Ana Luísa: quão curto este pavio

A Ana Luísa Amaral era uma dessas pessoas que me sustentavam. Com ela era-me mais fácil acreditar em pessoas, na beleza e na fealdade do mundo.

Aqui no meio de nós, ainda há umas poucas horas, estava a Ana Luísa Amaral, tão jovem como sempre jovem foi. Assusta alguém, que nada tem que ver com ódios do quotidiano, ter saído de cena. A Ana era uma dessas pessoas que me sustentavam. Com ela era-me mais fácil acreditar em pessoas, na beleza e na fealdade do mundo. Acreditar, sem interferir necessariamente nas vidas dos outros.

Da Ana invejei a honestidade intelectual, mas, muito mais, a compulsão persistente para a vida dentro da poesia. Não que largasse o mundo (é Mundo um seu título de 2021, da Assírio & Alvim) e se desapegasse, como Ramos Rosa. Ana sempre esteve no mundo, isto é, com as pessoas, connosco, com a Maria Irene Ramalho e a Isabel Caldeira e tanta gente que valeria a pena mencionar. Mas esteve tão determinada em viver uma vida poética que pareceu abandonar o sentido de ser somente indivíduo. Não lhe descobri ponta de vaidade ou egocentrismo – isso esbarrava (havia quem não percebesse) com a inseparabilidade da poesia e da vida, e esse extraordinário divertissement, pathos e fruição a que se entregou.
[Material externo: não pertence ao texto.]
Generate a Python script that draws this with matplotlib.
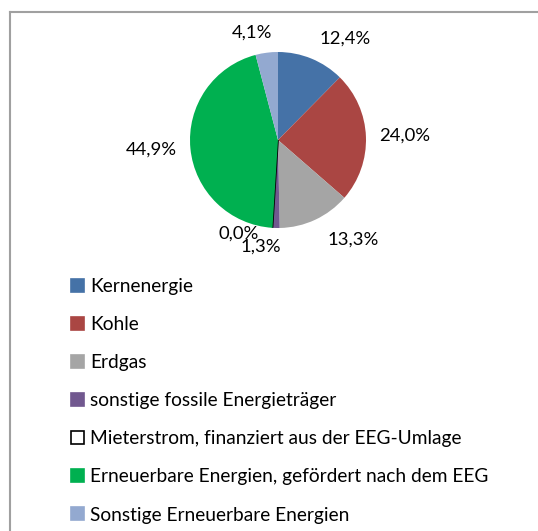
import numpy as np
import matplotlib.pyplot as plt
from matplotlib.patches import Patch
from matplotlib.lines import Line2D

# Daten
kategorien = ['Kernenergie', 'Kohle', 'Erdgas', 'sonstige fossile Energieträger',
              'Mieterstrom, finanziert aus der EEG-Umlage',
              'Erneuerbare Energien, gefördert nach dem EEG',
              'Sonstige Erneuerbare Energien']
anteile = [12.4, 24.0, 13.3, 1.3, 0.0, 44.9, 4.1]
beschriftung = ['12,4%', '24,0%', '13,3%', '1,3%', '0,0%', '44,9%', '4,1%']
farben = ['#4572A7', '#AA4643', '#A5A5A5', '#71588F', '#FFFFFF', '#00B050', '#93A9D0']

plt.rcParams['font.family'] = ['Lato', 'DejaVu Sans']

W, H = 538, 531
fig = plt.figure(figsize=(W / 100, H / 100), dpi=100)

# Rahmen (nur oben und links sichtbar)
rc = '#A0A0A0'
fig.add_artist(Line2D([10 / W, 1], [1 - 12 / H, 1 - 12 / H], color=rc, lw=1.5))
fig.add_artist(Line2D([10 / W, 10 / W], [1 - 12 / H, 0], color=rc, lw=1.5))

# Kreisdiagramm
cx, cy, r = 278, 140, 88
ax = fig.add_axes([(cx - r) / W, 1 - (cy + r) / H, 2 * r / W, 2 * r / H])
wedges, _ = ax.pie(anteile, colors=farben, startangle=90, counterclock=False,
                   radius=1, wedgeprops=dict(linewidth=0))
wedges[4].set_edgecolor('black')
wedges[4].set_linewidth(1.2)
ax.set_xlim(-1, 1)
ax.set_ylim(-1, 1)
ax.set_aspect('equal')
ax.axis('off')

# Beschriftungen (Abstand, Winkelversatz)
abstand = [1.38, 1.44, 1.42, 1.23, 1.15, 1.44, 1.25]
versatz = [-11, 0, 12, -8, -19, -1, 6]
for w, txt, d, dv in zip(wedges, beschriftung, abstand, versatz):
    th = np.deg2rad((w.theta1 + w.theta2) / 2 + dv)
    ax.text(d * np.cos(th), d * np.sin(th), txt, ha='center', va='center',
            fontsize=13.3, clip_on=False)

# Legende
handles = []
for f in farben:
    ec = 'black' if f == '#FFFFFF' else f
    handles.append(Patch(facecolor=f, edgecolor=ec, linewidth=1.2))
fig.legend(handles, kategorien, loc='upper left',
           bbox_to_anchor=(71 / W, 1 - 278 / H), frameon=False,
           fontsize=13.8, handlelength=0.68, handleheight=0.68,
           handletextpad=0.3, labelspacing=1.1, borderpad=0,
           borderaxespad=0)

fig.savefig('out.png', dpi=100)
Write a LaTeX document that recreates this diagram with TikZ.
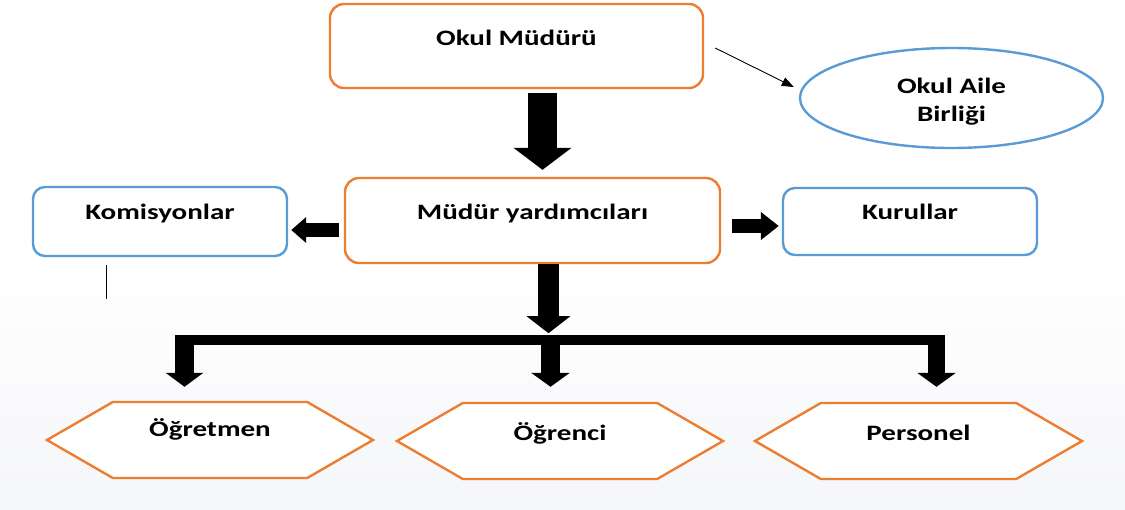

Ontem fiquei lixado. Raramente a natureza esbanja alguma coisa. Desta vez, sim. O arquitecto (ou lá quem quer que seja, ananke ou isso) previu tudo – que iríamos ficar a lamber feridas como cães, e o pão fresco nos saberia a papéis. Vem no guião que é assim e nada há a fazer. E agora?

Penso no Luís Caetano. Penso no Som que os Versos Fazem ao Abrir e nas múltiplas quartas-feiras, à tarde, aturdido pela escola e salvo logo depois, dentro do carro, pela Ana e pelo Luís, numa outra dimensão. Penso em como ambos pousaram nas folhas dos versos de Ingibjörg Haraldsdóttir, que traduzi, e como desejaram que fossem editados. Penso em como a Ana nunca se furtou a responder às perguntas que lhe fiz sobre a inclusão de poemas seus em testes preparados para alunos. Penso em como ela tinha ainda tempo para aturar patetas como eu, sempre honestamente empenhada em nos fazer sentir bem. Penso em como a Ana Luísa me explicou que o poema Criação Sonhada terá sido motivado pelo conto As ruínas circulares de Borges. Penso em tudo o que perdi, ao perder esta mulher. Penso nas mulheres e na sua antiquíssima luta.

Penso ainda em como ela rechaçou a ideia de um dia poder ser nomeada para o círculo dos Nobel e como me explicou, elegantemente, não estar interessada na disputa de prémios – foi num encontro (Encontro de Leituras) via zoom, promovido pelo PÚBLICO, pouco antes desta tacanha guerra. Penso em tudo isso, e em como era uma fumadora inveterada, percorrendo, a cigarros, cada página da vida: “Que eu morro de vos ter, mas não de não ter-vos/ morro também em mil saudades e nervos”.

Orwell disse que “todos os escritores são vaidosos, egoístas e preguiçosos”. Ana Luísa Amaral é prova de que não se pode pulverizar a vida de frases arrogantes. Graças à forma como se entregou a Emily Dickinson e a Louise Glück desejámos existir noutras vidas e noutras línguas. A Ana, não é preciso dizer mais, deu-nos a escada. Tornou-se então fácil subir pelos “nossos” próprios meios. Devemos-lhe sei lá quanto. Devemos-lhe o curto amor em que nos amou. A veemência épica, lírica e ética têm qualquer coisa de hiperbólico e insistente, até espectacular e espalhafatoso. Ela não: “Quão curto, meu amor, parece este pavio/ que, embora arda de ti, tão longe está do mundo”.